Ni impunidad ni chivos expiatorios

Al conocer la versión oficial sobre los hechos de Tlatlaya, escribí que “es muy extraño que con tanta frecuencia grupos de delincuentes, al notar la presencia cercana de soldados que no van en busca de ellos, disparen contra la tropa, pues todo el mundo sabe que resulta sumamente improbable, casi imposible, derrotar en un enfrentamiento a tiros a un contingente militar” (Excélsior, 3 de julio de 2014). ¿Es que lo delincuentes atacan inmotivadamente o por motivos ignotos o arranques síquicos incomprensibles a todo grupo con uniformes militares?

A pesar de su dudosa verosimilitud, esa versión se mantuvo inalterada durante alrededor de cien días, pero los indicios y un testimonio inesperado la han hecho insostenible. Se detuvo ya a los militares que participaron en el acontecimiento y a tres de ellos se les está imputando que dispararon injustificadamente contra las víctimas.

No deja de provocar inquietud que la reacción del gobierno federal no se haya dado sino hasta que el escándalo se volvió mayúsculo y México estuvo en el punto de mira de organizaciones humanitarias internacionales. Si no hubiera sido por eso, ¿se habría mantenido la explicación de las autoridades? ¿Se está actuando sólo para apaciguar los ánimos y no con el afán de hacer justicia? Es imprescindible que la Procuraduría General de la República informe con precisión detallada, apegándose con rigor a la verdad, cómo resultaron muertas esas 22 personas, una menor incluida, y que cumpla y haga cumplir la ley.

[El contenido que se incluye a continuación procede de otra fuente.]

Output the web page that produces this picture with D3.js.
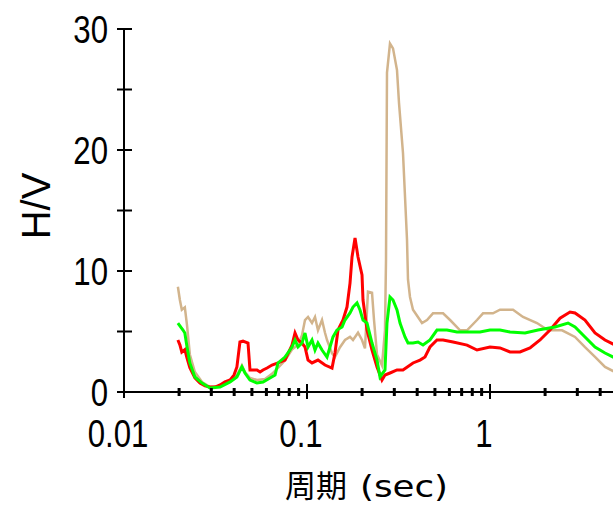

A ese episodio se agrega el del viernes 26 de septiembre en Iguala, en el que policías municipales dispararon contra estudiantes normalistas que habían tomado autobuses, matando a dos e hiriendo gravemente a varios más. Esta vez, por lo menos, no hubo una declaración que atribuyera los tiros a un enfrentamiento. 22 policías fueron detenidos.

Desde luego, no podemos olvidar la frecuente práctica de los órganos de la acusación mexicanos de fabricar culpables —el peor crimen que la infamia puede soportar—, sobre todo en aquellos casos que provocan gran conmoción. Es de exigirse que, en ambos casos, se consigne exclusivamente a aquellos servidores públicos respecto de los cuales existan pruebas de su probable intervención en los homicidios. México es el paraíso de la impunidad, por lo que la demanda de que crímenes atroces como los aquí referidos no queden sin castigo es absolutamente necesaria, pero si se erigen chivos expiatorios no se estará castigando a los auténticos culpables, por lo que al mal terrible de que los delitos queden impunes se estaría agregando un segundo mal aún más aborrecible: el de la deliberadamente falsa acusación, que daña severamente la vida de inocentes.

Todo acusado tiene derecho a un debido proceso y a defenderse, por graves que sean los delitos que se le atribuyen. Mientras más grave es una acusación, ese derecho adquiere mayor importancia. “Queremos castigo”, pregonan, con toda razón, las organizaciones civiles de derechos humanos. Pero, agreguemos, ese castigo —ineludible si queremos ser una sociedad auténticamente civilizada, que se respete a sí misma— debe alcanzar solamente a los culpables. La acción penal y la posterior sentencia deben basarse exclusivamente en las pruebas existentes, no en la presión del entorno.